Ex-NJ fire chief accused of stealing grant money

He is charged with taking $11,900 from the department


By Lucas K. Murray
The Gloucester County Times

CLAYTON, N.J. — The former chief of the Clayton Fire Department was arrested Friday after investigators concluded that he had stolen thousands of dollars in federal grant money earmarked for the department.

Harry J. Simpson Jr., 44, of the 100 block of Cedar Avenue in the borough, turned himself in to the Gloucester County Prosecutor's Office Friday afternoon and was served with criminal complaints charging him with third-degree theft and second-degree official misconduct.

Simpson is charged with taking $11,900 from the department between January and February 2006. At the time, Simpson was its elected chief. His two-year term ended in 2007.

The prosecutor's office said the funds had been obtained by the department through a Federal Emergency Management Agency grant awarded in 2004. When Clayton applied for a second FEMA grant in 2008, it was discovered that the first one had not been closed out and a follow-up audit was performed.

Irregularities were discovered, and a subsequent investigation was conducted.
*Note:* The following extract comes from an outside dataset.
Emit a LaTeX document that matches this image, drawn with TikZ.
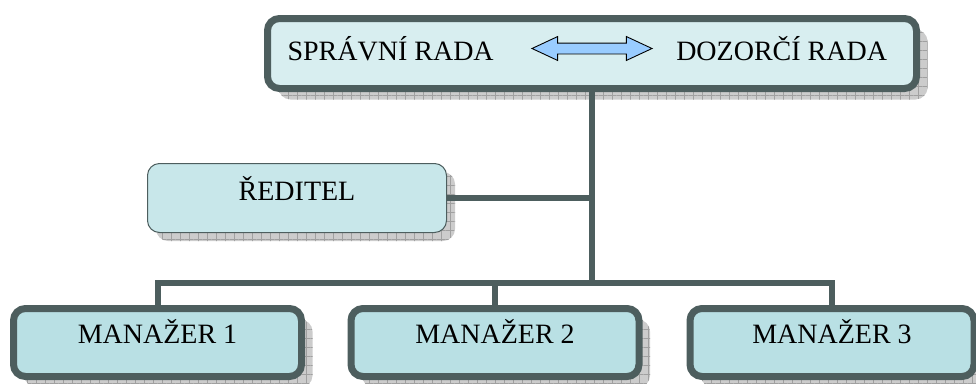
\documentclass[tikz,border=0pt]{standalone}
\usepackage{fontspec}
\setmainfont{Liberation Serif}
\usetikzlibrary{
    positioning,
    shapes.arrows,
    shadows,
    patterns.meta
}
\definecolor{frame}{RGB}{77,94,94}
\definecolor{boardfill}{RGB}{216,238,240}
\definecolor{directorfill}{RGB}{200,231,234}
\definecolor{unitfill}{RGB}{185,224,228}
\definecolor{shadowfill}{RGB}{204,204,204}
\definecolor{shadowgrid}{RGB}{160,160,160}
\definecolor{arrowfill}{RGB}{153,204,255}
\newcommand{\orgfont}{\fontsize{28}{33}\selectfont}
\tikzset{
    boxshadow/.style={
        drop shadow={shadow xshift=#1, shadow yshift=-#1, opacity=1, fill=shadowfill},
        drop shadow={shadow xshift=#1, shadow yshift=-#1, opacity=1,
            pattern={Hatch[distance=9pt, angle=0, line width=0.5pt]},
            pattern color=shadowgrid}
    },
    base box/.style={
        rectangle,
        rounded corners=12pt,
        draw=frame,
        inner sep=0pt,
        font=\orgfont,
        text=black,
        text height=18pt
    },
    board/.style={
        base box,
        line width=7pt,
        fill=boardfill,
        minimum width=649pt,
        minimum height=70pt,
        boxshadow=11pt
    },
    director/.style={
        base box,
        line width=1pt,
        fill=directorfill,
        minimum width=299pt,
        minimum height=69pt,
        text depth=14pt,
        boxshadow=8.5pt
    },
    unit/.style={
        base box,
        line width=7pt,
        fill=unitfill,
        minimum width=288pt,
        minimum height=68pt,
        text depth=17pt,
        boxshadow=11pt
    },
    boardtext/.style={
        font=\orgfont,
        inner sep=0pt,
        text height=18pt,
        text depth=0pt
    },
    twoway/.style={
        double arrow,
        draw=black,
        line width=0.9pt,
        fill=arrowfill,
        minimum height=120pt,
        inner xsep=0pt,
        inner ysep=5pt,
        double arrow head extend=6.5pt,
        double arrow tip angle=50
    },
    link/.style={
        draw=frame,
        line width=6pt
    }
}

\begin{document}
\begin{tikzpicture}[x=1pt, y=-1pt]
\useasboundingbox (0,0) rectangle (976,383);

% boards
\node[board] (boards) at (592,53.5) {};
\node[twoway, yshift=5pt] (dbl) at (boards) {};
\node[boardtext, left=37pt of dbl, yshift=-3pt] (spravni) {SPRÁVNÍ RADA};
\node[boardtext, right=23pt of dbl, yshift=-3pt] (dozorci) {DOZORČÍ RADA};

% director
\node[director] (reditel) at (297,198) {ŘEDITEL};

% managers
\node[unit] (m1) at (157.5,342.5) {MANAŽER 1};
\node[unit] (m2) at (495,342.5) {MANAŽER 2};
\node[unit, minimum width=284pt] (m3) at (832,342.5) {MANAŽER 3};

% lines
\coordinate (bus) at (592,283);
\draw[link] (boards.south) -- (bus);
\draw[link] (reditel.east) -- (reditel.east -| bus);
\draw[link] (m1.north) -- (m1.north |- bus) -- (m3.north |- bus) -- (m3.north);
\draw[link] (m2.north) -- (m2.north |- bus);
\end{tikzpicture}
\end{document}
Last month, it was announced that the fire department would receive more than $91,000 through a Department of Homeland Security grant brokered by New Jersey's two Democratic U.S. Senators, Robert Menendez and Frank Lautenberg.

Clayton was the only department in Gloucester County to receive the grant, which was awarded to fire departments and EMS organizations unaffiliated with a hospital.

The department's current chief could not be reached for comment late Friday.

Coincidentally, the theft is alleged to have occurred around the time that the borough's then-police chief was convicted of defrauding the town and the state Mothers Against Drunk Driving organization of more than $180,000.

At trial, prosecutors said that Frank Winters, who served as Clayton's police chief for 23 years prior to his arrest, used his home-based business to bill the borough and MADD for "promotional items" from June 2002 to April 2007. The 63-year-old former chief is serving seven years in state prison after pleading guilty to a charge of official misconduct.